Friday 27 April 2007

The colour of the heart


I was looking through a box which is filled to the brim with scraps of paper on which I’ve scribbled ideas for work, images collected and pages torn from journals, photos of mine, drawings, notes, a cacophony of stuff really, which sent my head buzzing just when I thought what I need is focus. I had been looking for something I’d written a while ago about the colour red, but of course could not find it. What I found and now can't get out of my mind was this photo of my friend Beatriz Araiza in action. She was a brilliant ceramics artist and draughtswoman who was killed some years ago riding home on her bicycle. We met at the arts & design foundation course at John Cass in East-London, in 1994 I think.

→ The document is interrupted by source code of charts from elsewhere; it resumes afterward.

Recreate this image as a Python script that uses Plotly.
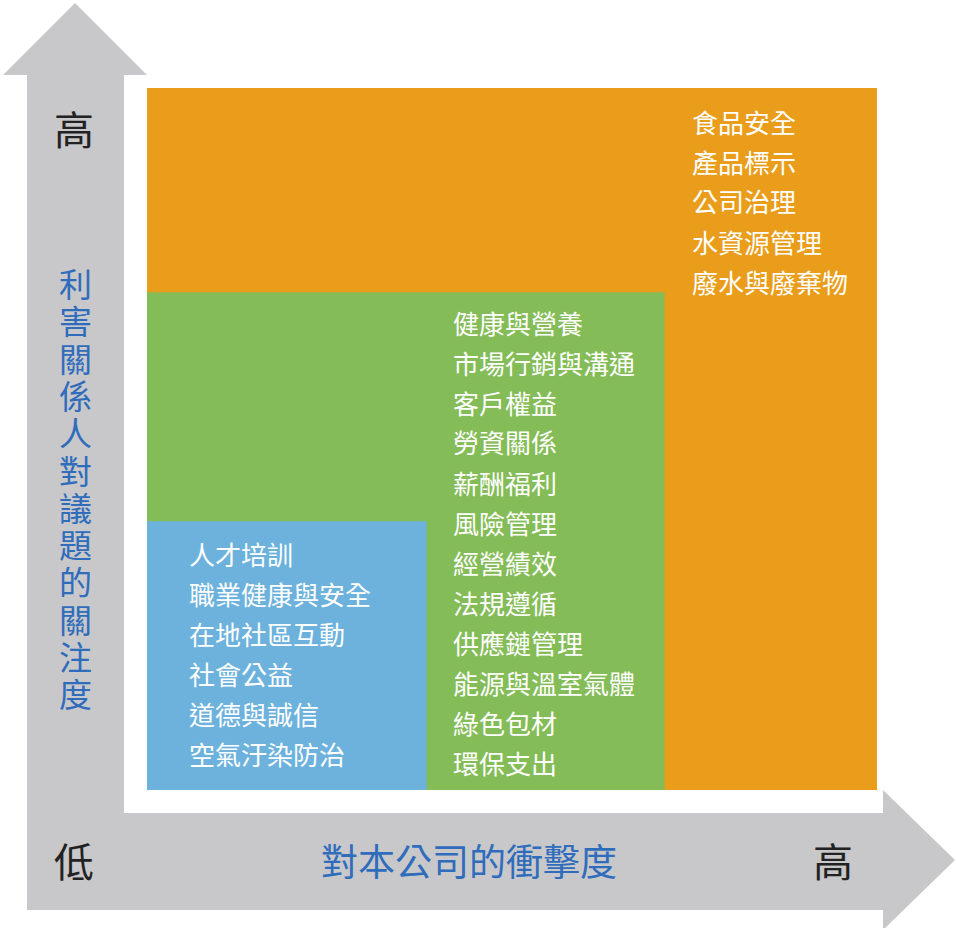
import plotly.graph_objects as go

# ---- data ----
tier_names = ["低", "中", "高"]
tier_upper = [0.383, 0.709, 1.0]          # upper bound of each tier on both axes (0..1)
low_issues = ["人才培訓", "職業健康與安全", "在地社區互動", "社會公益", "道德與誠信", "空氣汙染防治"]
mid_issues = ["健康與營養", "市場行銷與溝通", "客戶權益", "勞資關係", "薪酬福利", "風險管理",
              "經營績效", "法規遵循", "供應鏈管理", "能源與溫室氣體", "綠色包材", "環保支出"]
high_issues = ["食品安全", "產品標示", "公司治理", "水資源管理", "廢水與廢棄物"]
x_title = "對本公司的衝擊度"
y_title = "利害關係人對議題的關注度"
axis_low, axis_high = "低", "高"

# ---- styling ----
W, H = 956, 928
FONT = "Noto Sans CJK TC, Noto Sans CJK SC, sans-serif"
tier_colors = ["#6CB2DD", "#84BC57", "#E99D1A"]
grey = "#C8C8CA"
title_blue = "#2F6CBC"

# pixel geometry of the matrix area
X0, X1 = 147, 877     # left/right pixel of value 0 / 1
Y0, Y1 = 790, 88      # bottom/top pixel of value 0 / 1
sx = (X1 - X0)
sy = (Y0 - Y1)
xr = [(0 - X0) / sx, (W - X0) / sx]
yr = [(Y0 - H) / sy, (Y0 - 0) / sy]

def px(x):
    return x / W

def py(y):
    return 1 - y / H

fig = go.Figure()

shapes = []
# arrows (L-shaped band with two heads)
pts = [(27, 910), (27, 75), (3, 75), (75, 3), (147, 75), (124, 75), (124, 813),
       (883, 813), (883, 790), (955, 860), (883, 930), (883, 910)]
path = "M " + " L ".join(f"{px(a):.5f},{py(b):.5f}" for a, b in pts) + " Z"
shapes.append(dict(type="path", path=path, xref="paper", yref="paper",
                   fillcolor=grey, line=dict(width=0), layer="below"))

# tier boxes, drawn largest first
for i in reversed(range(len(tier_names))):
    shapes.append(dict(type="rect", xref="x", yref="y", x0=0, y0=0,
                       x1=tier_upper[i], y1=tier_upper[i],
                       fillcolor=tier_colors[i], line=dict(width=0), layer="below"))

ann = []
def add_text(t, x, y, size, color, xanchor="left"):
    ann.append(dict(text=t, x=px(x), y=py(y), xref="paper", yref="paper",
                    showarrow=False, xanchor=xanchor, yanchor="middle",
                    font=dict(family=FONT, size=size, color=color)))

LINE = 40
for items, x, y in [(low_issues, 187, 553), (mid_issues, 451, 322), (high_issues, 690, 121)]:
    for k, t in enumerate(items):
        add_text(t, x, y + k * LINE, 26, "white")

add_text(axis_high, 74, 128, 40, "#222222", "center")
add_text(axis_low, 74, 860, 40, "#222222", "center")
add_text(axis_high, 833, 860, 40, "#222222", "center")
add_text(x_title, 469, 860, 37, title_blue, "center")
step = 37.3
for k, ch in enumerate(y_title):
    add_text(ch, 75, 283 + k * step, 33, title_blue, "center")

fig.add_trace(go.Scatter(x=[0, 1], y=[0, 1], mode="markers",
                         marker=dict(opacity=0), hoverinfo="skip", showlegend=False))

fig.update_layout(
    width=W, height=H, margin=dict(l=0, r=0, t=0, b=0),
    paper_bgcolor="white", plot_bgcolor="white",
    xaxis=dict(range=xr, visible=False, fixedrange=True),
    yaxis=dict(range=yr, visible=False, fixedrange=True),
    shapes=shapes, annotations=ann, showlegend=False,
)
fig.write_html("out.html", config={"displayModeBar": False},
               post_script="document.body.style.margin='0px';document.body.style.overflow='hidden';")
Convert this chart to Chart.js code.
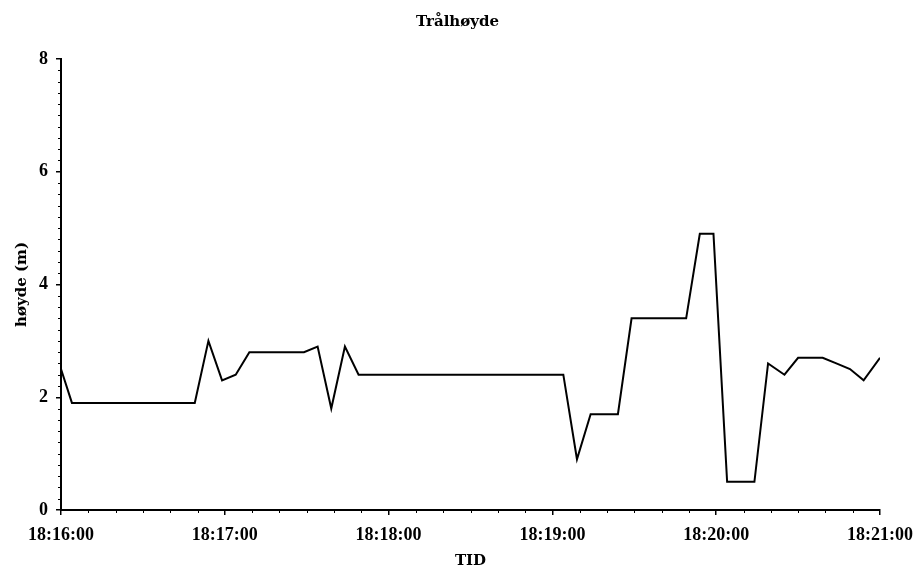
<!DOCTYPE html>
<html>
<head>
<meta charset="utf-8">
<script src="https://cdn.jsdelivr.net/npm/chart.js@4/dist/chart.umd.min.js"></script>
<style>
  html, body { margin: 0; padding: 0; background: #fff; }
  #wrap { width: 915px; height: 575px; }
</style>
</head>
<body>
<div id="wrap"><canvas id="trawlChart" width="915" height="575"></canvas></div>
<script>
// data
const times = ['18:16:00', '18:16:04', '18:16:49', '18:16:54', '18:16:59', '18:17:04', '18:17:09',
  '18:17:29', '18:17:34', '18:17:39', '18:17:44', '18:17:49', '18:19:04', '18:19:09', '18:19:14',
  '18:19:24', '18:19:29', '18:19:49', '18:19:54', '18:19:59', '18:20:04', '18:20:14', '18:20:19',
  '18:20:25', '18:20:30', '18:20:39', '18:20:44', '18:20:49', '18:20:54', '18:21:00'];
const heights = [2.5, 1.9, 1.9, 3.0, 2.3, 2.4, 2.8,
  2.8, 2.9, 1.8, 2.9, 2.4, 2.4, 0.9, 1.7,
  1.7, 3.4, 3.4, 4.9, 4.9, 0.5, 0.5, 2.6,
  2.4, 2.7, 2.7, 2.6, 2.5, 2.3, 2.7];
const xTickLabels = ['18:16:00', '18:17:00', '18:18:00', '18:19:00', '18:20:00', '18:21:00'];
const yTickValues = [0, 2, 4, 6, 8];

const TICK_FONT = "'Liberation Serif', 'Times New Roman', serif";
const TEXT_FONT = "'DejaVu Serif', serif";

function toSec(t) {
    const p = t.split(':').map(Number);
    return p[0] * 3600 + p[1] * 60 + p[2];
}
function toTime(s) {
    const pad = n => String(n).padStart(2, '0');
    return pad(Math.floor(s / 3600)) + ':' + pad(Math.floor(s / 60) % 60) + ':' + pad(s % 60);
}

const points = times.map((t, i) => ({ x: toSec(t), y: heights[i] }));
const xMin = toSec(xTickLabels[0]);
const xMax = toSec(xTickLabels[xTickLabels.length - 1]);

// små hjelpestreker på aksene
const minorTicks = {
    id: 'minorTicks',
    afterDraw(chart) {
        const ctx = chart.ctx;
        const xs = chart.scales.x, ys = chart.scales.y;
        ctx.save();
        ctx.strokeStyle = '#000';
        ctx.lineWidth = 1;
        ctx.beginPath();
        for (let s = xMin; s <= xMax; s += 10) {
            if ((s - xMin) % 60 === 0) continue;
            const px = Math.round(xs.getPixelForValue(s)) + 0.5;
            ctx.moveTo(px, xs.top);
            ctx.lineTo(px, xs.top + 3);
        }
        for (let k = 0; k <= 40; k++) {
            if (k % 10 === 0) continue;
            const py = Math.round(ys.getPixelForValue(k * 0.2)) + 0.5;
            ctx.moveTo(ys.right, py);
            ctx.lineTo(ys.right - 3, py);
        }
        ctx.stroke();
        ctx.restore();
    }
};

const ctx = document.getElementById('trawlChart').getContext('2d');
const chart = new Chart(ctx, {
    type: 'line',
    data: {
        datasets: [{
            label: 'Trålhøyde',
            data: points,
            borderColor: '#000',
            borderWidth: 2,
            pointRadius: 0,
            tension: 0,
            fill: false
        }]
    },
    options: {
        responsive: false,
        animation: false,
        layout: { padding: 0 },
        plugins: {
            legend: { display: false },
            tooltip: { enabled: false },
            title: {
                display: true,
                text: 'Trålhøyde',
                color: '#000',
                font: { family: TEXT_FONT, size: 15, weight: 'bold' },
                padding: { top: 13, bottom: 28 }
            }
        },
        scales: {
            x: {
                type: 'linear',
                min: xMin,
                max: xMax,
                afterBuildTicks: scale => {
                    scale.ticks = xTickLabels.map(t => ({ value: toSec(t) }));
                },
                afterFit: scale => {
                    scale.height = 65;
                    scale.paddingLeft = 0;
                    scale.paddingRight = 35;
                },
                ticks: {
                    color: '#000',
                    font: { family: TICK_FONT, size: 18, weight: 'bold' },
                    padding: 10,
                    maxRotation: 0,
                    autoSkip: false,
                    callback: v => toTime(v)
                },
                grid: { drawOnChartArea: false, tickLength: 5, color: '#000', lineWidth: 1.5 },
                border: { display: true, color: '#000', width: 2 },
                title: {
                    display: true,
                    text: 'TID',
                    color: '#000',
                    font: { family: TEXT_FONT, size: 15, weight: 'bold' },
                    padding: { top: 0, bottom: 5 }
                }
            },
            y: {
                min: 0,
                max: 8,
                afterBuildTicks: scale => {
                    scale.ticks = yTickValues.map(v => ({ value: v }));
                },
                afterFit: scale => { scale.width = 61; },
                ticks: {
                    color: '#000',
                    font: { family: TICK_FONT, size: 18, weight: 'bold' },
                    padding: 8
                },
                grid: { drawOnChartArea: false, tickLength: 5, color: '#000', lineWidth: 1.5 },
                border: { display: true, color: '#000', width: 2 },
                title: {
                    display: true,
                    text: 'høyde (m)',
                    color: '#000',
                    font: { family: TEXT_FONT, size: 15, weight: 'bold' },
                    padding: { top: 13, bottom: 0 }
                }
            }
        }
    },
    plugins: [minorTicks]
});
</script>
</body>
</html>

We talked for ages about art and love and death and joy and pain and the often banal nitty gritty of our daily lives. Art was at the centre of it all for both of us, the means through which we dared look at life.


This is a drawing of hers, of an ox-heart I think. I miss her terribly.

2 comments:

MoonChild said...

she never die in your memory!
i enjoy reading your poetic words of though~

redredday said...

hi Marjojo, i've just recently been going through your blog and it is like finding a secret treasure. i just love love your work and your writing of it. it's incredible how connected you are with your work that you could so clearly write it like you do.

when i came across this post about your friend and the drawing of the heart, it struck me immediately as i also have a friend whom i miss terribly...
one of my friends once told me something his friend had shared with him...that it doesn't get any easier with time, just that the spaces between the painful points get further apart.
i find comfort in these words because i want it to be like that rather than it being easier with time as i am afraid he would just become a faded memory.

i know it's been awhile since you wrote this post but maybe these words will also offer some comfort to you at times. hope my writing to you does not stir up more sadness.